• **Problem description**
Start at the line holding "Generate a web", stop at the line holding "80, 90, 100];", and repeat those lines exactly, both ends included; skip the pictures.

Recorded data
──────
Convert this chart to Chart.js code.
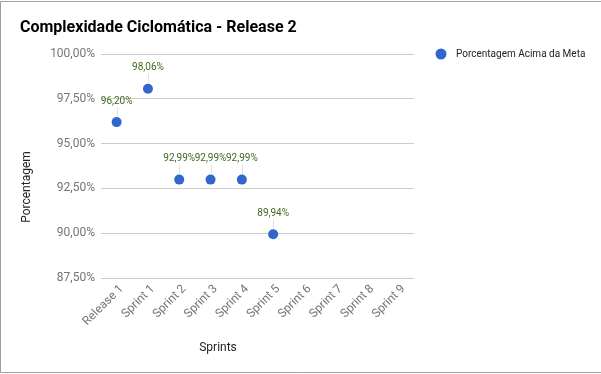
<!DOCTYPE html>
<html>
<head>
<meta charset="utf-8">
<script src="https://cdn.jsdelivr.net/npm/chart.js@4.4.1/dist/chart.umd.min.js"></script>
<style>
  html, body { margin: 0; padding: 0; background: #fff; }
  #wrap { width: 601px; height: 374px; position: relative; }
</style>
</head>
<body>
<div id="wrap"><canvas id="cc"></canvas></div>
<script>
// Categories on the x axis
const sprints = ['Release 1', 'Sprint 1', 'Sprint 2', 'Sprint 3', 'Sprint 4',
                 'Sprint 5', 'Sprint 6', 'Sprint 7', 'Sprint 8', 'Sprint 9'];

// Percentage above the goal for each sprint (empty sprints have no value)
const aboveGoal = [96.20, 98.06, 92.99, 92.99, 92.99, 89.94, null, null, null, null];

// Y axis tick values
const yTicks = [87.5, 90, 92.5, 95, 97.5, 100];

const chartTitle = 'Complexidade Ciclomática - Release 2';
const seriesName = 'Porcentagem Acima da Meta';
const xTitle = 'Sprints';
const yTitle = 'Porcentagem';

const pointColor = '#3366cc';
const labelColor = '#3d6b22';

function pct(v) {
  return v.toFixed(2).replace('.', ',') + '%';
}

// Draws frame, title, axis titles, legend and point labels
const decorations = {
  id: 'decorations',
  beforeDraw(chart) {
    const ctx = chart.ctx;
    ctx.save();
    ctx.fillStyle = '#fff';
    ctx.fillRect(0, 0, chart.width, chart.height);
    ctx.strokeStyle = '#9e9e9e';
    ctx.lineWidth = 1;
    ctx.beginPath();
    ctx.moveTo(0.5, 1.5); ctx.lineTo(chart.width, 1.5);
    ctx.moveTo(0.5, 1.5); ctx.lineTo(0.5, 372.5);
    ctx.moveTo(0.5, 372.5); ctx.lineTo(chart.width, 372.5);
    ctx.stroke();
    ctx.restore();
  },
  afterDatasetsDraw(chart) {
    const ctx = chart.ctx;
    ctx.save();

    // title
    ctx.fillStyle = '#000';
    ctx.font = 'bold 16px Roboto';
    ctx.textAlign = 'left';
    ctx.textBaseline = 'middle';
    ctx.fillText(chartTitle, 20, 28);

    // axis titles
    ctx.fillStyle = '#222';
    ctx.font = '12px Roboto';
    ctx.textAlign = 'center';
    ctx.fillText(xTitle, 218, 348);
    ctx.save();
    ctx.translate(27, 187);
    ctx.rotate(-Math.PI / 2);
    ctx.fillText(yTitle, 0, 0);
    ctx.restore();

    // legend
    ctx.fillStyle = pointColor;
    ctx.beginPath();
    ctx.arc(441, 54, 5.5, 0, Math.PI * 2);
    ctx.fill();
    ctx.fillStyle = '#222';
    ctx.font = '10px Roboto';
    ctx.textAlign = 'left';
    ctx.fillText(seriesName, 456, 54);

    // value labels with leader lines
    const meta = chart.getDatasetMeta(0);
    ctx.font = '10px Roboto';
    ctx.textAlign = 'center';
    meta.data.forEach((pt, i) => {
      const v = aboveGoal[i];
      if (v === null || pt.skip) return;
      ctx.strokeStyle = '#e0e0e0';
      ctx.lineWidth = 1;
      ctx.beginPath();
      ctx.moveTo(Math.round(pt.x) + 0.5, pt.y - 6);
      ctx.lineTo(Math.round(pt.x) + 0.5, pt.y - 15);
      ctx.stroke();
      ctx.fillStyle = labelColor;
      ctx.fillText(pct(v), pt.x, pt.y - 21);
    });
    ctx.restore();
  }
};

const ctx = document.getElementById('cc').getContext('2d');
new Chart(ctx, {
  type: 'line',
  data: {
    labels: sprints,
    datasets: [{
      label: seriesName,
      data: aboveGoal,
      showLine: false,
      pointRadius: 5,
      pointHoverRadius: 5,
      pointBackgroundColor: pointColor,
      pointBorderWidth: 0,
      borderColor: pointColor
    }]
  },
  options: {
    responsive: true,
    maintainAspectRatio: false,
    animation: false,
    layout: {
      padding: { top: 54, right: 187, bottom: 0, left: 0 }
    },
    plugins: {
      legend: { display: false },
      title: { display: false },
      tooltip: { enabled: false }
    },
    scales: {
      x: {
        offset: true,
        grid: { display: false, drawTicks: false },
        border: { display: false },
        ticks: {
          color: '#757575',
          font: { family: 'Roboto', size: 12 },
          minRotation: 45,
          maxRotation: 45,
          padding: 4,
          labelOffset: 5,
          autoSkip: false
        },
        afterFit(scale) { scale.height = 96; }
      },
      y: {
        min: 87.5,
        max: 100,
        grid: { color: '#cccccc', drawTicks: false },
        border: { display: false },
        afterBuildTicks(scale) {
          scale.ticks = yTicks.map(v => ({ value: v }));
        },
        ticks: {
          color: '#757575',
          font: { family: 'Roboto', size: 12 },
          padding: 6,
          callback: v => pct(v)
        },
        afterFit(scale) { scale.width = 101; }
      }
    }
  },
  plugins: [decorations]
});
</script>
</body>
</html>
──────
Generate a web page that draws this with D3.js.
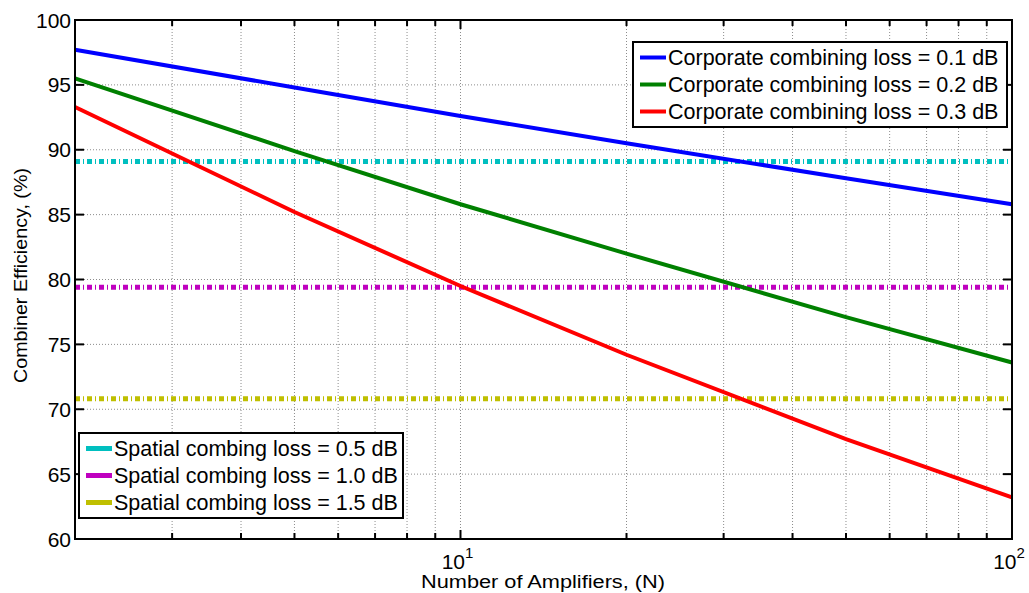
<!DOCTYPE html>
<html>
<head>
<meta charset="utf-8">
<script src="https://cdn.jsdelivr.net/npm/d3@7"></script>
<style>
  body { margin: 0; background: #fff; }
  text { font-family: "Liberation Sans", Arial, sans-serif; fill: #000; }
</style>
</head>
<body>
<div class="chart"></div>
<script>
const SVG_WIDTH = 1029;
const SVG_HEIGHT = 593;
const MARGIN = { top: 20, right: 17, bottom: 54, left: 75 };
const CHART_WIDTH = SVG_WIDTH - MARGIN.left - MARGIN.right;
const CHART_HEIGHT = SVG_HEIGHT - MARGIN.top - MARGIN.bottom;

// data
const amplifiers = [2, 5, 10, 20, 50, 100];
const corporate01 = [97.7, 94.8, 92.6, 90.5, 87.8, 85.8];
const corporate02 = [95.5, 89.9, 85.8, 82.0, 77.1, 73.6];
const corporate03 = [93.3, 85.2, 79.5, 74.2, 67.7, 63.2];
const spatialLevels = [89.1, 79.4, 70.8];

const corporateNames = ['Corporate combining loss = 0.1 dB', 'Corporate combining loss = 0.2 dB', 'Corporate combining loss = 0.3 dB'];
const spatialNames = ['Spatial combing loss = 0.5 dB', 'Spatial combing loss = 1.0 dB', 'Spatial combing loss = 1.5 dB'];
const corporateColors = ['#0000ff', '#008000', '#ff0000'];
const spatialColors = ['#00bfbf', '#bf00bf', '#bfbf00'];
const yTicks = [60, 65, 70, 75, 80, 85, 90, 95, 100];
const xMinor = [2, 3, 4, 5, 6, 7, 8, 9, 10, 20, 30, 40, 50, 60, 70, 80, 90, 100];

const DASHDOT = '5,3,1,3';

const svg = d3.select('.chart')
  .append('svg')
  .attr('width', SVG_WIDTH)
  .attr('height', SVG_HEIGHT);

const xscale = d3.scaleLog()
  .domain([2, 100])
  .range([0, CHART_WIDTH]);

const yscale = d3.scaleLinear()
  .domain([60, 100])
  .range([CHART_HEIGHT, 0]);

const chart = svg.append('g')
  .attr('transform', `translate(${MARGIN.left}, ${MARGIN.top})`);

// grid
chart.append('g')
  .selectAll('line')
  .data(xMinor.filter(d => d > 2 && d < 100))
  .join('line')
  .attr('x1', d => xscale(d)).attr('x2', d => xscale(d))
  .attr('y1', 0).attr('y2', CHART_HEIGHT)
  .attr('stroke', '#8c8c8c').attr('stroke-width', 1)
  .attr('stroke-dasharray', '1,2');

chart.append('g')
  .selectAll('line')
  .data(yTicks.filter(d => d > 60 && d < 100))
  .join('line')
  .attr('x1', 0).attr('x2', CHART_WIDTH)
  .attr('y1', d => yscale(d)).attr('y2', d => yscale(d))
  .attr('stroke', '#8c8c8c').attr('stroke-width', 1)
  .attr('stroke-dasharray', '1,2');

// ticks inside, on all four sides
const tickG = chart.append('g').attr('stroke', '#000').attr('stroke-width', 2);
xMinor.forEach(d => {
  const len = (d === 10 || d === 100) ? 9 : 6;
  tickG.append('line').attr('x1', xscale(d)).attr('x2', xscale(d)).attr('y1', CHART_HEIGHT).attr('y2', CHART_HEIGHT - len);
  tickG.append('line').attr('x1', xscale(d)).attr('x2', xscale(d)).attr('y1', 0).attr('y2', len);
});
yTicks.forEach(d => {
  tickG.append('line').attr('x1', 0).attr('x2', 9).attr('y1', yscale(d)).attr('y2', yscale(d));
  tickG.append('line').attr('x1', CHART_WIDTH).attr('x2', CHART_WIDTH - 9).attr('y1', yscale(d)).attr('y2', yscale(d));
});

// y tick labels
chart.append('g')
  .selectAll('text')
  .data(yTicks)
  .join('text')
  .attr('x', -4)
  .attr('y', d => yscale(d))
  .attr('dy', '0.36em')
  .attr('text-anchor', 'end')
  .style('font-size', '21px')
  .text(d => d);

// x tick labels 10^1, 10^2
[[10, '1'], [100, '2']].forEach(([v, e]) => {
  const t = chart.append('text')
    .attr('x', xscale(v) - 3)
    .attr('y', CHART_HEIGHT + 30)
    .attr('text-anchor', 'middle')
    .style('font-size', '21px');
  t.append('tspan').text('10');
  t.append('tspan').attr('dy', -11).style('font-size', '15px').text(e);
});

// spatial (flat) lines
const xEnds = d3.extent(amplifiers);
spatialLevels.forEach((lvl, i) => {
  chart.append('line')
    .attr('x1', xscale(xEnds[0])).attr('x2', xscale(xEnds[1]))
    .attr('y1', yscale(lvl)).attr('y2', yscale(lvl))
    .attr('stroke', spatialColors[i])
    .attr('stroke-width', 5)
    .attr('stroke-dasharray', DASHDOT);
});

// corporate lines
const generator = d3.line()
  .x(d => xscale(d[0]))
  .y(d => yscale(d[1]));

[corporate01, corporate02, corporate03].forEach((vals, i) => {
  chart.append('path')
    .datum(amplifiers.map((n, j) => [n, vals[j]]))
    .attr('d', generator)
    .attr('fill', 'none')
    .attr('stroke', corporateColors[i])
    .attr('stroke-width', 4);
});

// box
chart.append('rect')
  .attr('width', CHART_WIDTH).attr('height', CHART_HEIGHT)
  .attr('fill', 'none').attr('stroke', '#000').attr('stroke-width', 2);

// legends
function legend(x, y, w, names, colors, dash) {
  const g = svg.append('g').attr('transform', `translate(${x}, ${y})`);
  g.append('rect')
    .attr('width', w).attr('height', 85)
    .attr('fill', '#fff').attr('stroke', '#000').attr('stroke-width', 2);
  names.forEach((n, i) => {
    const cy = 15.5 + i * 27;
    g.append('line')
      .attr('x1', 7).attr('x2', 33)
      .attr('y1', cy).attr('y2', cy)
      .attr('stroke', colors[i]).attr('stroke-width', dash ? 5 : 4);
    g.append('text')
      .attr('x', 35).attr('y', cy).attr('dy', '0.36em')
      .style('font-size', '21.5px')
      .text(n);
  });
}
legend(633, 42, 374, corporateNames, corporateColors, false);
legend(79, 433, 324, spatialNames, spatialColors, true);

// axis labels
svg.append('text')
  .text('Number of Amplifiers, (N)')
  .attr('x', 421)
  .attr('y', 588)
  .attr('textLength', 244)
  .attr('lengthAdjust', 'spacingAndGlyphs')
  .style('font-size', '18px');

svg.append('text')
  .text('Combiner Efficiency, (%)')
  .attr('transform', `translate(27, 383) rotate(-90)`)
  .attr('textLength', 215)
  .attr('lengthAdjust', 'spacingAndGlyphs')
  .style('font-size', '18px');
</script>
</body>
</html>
──────
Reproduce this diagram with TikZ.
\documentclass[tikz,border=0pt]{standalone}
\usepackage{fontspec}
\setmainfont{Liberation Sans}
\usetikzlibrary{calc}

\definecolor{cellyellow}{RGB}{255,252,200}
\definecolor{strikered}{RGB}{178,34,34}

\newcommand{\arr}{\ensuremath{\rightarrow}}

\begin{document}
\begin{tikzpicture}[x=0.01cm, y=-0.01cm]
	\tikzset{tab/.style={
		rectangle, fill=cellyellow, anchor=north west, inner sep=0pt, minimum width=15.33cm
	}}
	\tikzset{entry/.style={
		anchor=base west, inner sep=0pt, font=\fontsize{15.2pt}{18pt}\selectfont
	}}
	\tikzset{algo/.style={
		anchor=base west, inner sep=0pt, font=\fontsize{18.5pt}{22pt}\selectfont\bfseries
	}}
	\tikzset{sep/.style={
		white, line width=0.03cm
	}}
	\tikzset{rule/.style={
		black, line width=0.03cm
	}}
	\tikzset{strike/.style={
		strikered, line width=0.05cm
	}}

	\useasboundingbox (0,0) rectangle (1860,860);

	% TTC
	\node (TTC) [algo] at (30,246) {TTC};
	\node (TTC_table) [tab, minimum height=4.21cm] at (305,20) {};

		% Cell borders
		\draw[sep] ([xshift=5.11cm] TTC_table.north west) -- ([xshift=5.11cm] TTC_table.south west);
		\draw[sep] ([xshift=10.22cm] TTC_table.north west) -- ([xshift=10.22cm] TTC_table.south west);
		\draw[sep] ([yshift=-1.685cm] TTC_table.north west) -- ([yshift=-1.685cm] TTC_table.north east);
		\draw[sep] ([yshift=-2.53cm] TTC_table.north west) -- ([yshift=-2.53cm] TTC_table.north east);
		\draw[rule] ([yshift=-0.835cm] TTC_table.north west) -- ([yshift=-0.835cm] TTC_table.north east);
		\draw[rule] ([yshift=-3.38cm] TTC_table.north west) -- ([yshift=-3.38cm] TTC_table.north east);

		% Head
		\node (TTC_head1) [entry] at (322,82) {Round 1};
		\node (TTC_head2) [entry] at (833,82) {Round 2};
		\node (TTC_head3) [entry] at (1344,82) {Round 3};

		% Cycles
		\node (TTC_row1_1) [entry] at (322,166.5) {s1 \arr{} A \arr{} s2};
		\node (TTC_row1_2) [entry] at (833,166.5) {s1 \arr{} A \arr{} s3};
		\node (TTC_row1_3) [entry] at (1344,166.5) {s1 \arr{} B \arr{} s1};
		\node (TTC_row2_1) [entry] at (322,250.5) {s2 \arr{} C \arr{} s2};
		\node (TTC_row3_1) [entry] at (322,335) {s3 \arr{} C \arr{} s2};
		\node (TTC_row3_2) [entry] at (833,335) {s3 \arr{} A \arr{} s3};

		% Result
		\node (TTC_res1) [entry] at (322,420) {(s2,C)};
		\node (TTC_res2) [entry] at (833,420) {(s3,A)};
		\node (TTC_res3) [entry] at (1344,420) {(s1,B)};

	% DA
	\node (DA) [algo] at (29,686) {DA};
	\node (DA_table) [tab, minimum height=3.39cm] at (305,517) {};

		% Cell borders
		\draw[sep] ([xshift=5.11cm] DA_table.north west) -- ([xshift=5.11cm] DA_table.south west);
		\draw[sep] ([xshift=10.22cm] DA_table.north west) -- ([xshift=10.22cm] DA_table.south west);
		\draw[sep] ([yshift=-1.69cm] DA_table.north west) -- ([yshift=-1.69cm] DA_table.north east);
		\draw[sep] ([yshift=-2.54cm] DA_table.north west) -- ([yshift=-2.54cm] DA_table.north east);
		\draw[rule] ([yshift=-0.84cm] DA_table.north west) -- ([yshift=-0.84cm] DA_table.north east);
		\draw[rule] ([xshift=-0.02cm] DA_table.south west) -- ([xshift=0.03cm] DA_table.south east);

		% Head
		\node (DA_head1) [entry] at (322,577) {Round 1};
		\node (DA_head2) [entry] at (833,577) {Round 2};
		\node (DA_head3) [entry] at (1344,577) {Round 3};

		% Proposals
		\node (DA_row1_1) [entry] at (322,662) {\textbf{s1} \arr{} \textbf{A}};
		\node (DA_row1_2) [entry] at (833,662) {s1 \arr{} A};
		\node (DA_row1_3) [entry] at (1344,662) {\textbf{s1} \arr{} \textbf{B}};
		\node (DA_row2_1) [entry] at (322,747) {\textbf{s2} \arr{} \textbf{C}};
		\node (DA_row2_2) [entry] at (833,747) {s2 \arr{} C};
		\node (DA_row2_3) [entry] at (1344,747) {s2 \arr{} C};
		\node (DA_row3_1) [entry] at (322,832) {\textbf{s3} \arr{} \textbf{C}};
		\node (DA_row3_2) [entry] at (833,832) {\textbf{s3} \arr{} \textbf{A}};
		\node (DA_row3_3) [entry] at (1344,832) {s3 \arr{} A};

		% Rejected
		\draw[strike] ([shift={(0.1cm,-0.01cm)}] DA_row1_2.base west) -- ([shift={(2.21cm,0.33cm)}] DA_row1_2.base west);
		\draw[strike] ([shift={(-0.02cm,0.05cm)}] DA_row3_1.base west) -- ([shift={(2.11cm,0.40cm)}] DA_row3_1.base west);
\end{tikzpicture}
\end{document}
──────
• **Written reply**
Generate a web page that draws this with D3.js.
<!DOCTYPE html>
<html>
<head>
<meta charset="utf-8">
<script src="https://cdn.jsdelivr.net/npm/d3@7"></script>
<style>
  body { margin: 0; background: #fff; }
  text { font-family: "Liberation Sans", Arial, sans-serif; fill: #000; }
</style>
</head>
<body>
<div class="chart"></div>
<script>
const SVG_WIDTH = 1029;
const SVG_HEIGHT = 593;
const MARGIN = { top: 20, right: 17, bottom: 54, left: 75 };
const CHART_WIDTH = SVG_WIDTH - MARGIN.left - MARGIN.right;
const CHART_HEIGHT = SVG_HEIGHT - MARGIN.top - MARGIN.bottom;

// data
const amplifiers = [2, 5, 10, 20, 50, 100];
const corporate01 = [97.7, 94.8, 92.6, 90.5, 87.8, 85.8];
const corporate02 = [95.5, 89.9, 85.8, 82.0, 77.1, 73.6];
const corporate03 = [93.3, 85.2, 79.5, 74.2, 67.7, 63.2];
const spatialLevels = [89.1, 79.4, 70.8];

const corporateNames = ['Corporate combining loss = 0.1 dB', 'Corporate combining loss = 0.2 dB', 'Corporate combining loss = 0.3 dB'];
const spatialNames = ['Spatial combing loss = 0.5 dB', 'Spatial combing loss = 1.0 dB', 'Spatial combing loss = 1.5 dB'];
const corporateColors = ['#0000ff', '#008000', '#ff0000'];
const spatialColors = ['#00bfbf', '#bf00bf', '#bfbf00'];
const yTicks = [60, 65, 70, 75, 80, 85, 90, 95, 100];
const xMinor = [2, 3, 4, 5, 6, 7, 8, 9, 10, 20, 30, 40, 50, 60, 70, 80, 90, 100];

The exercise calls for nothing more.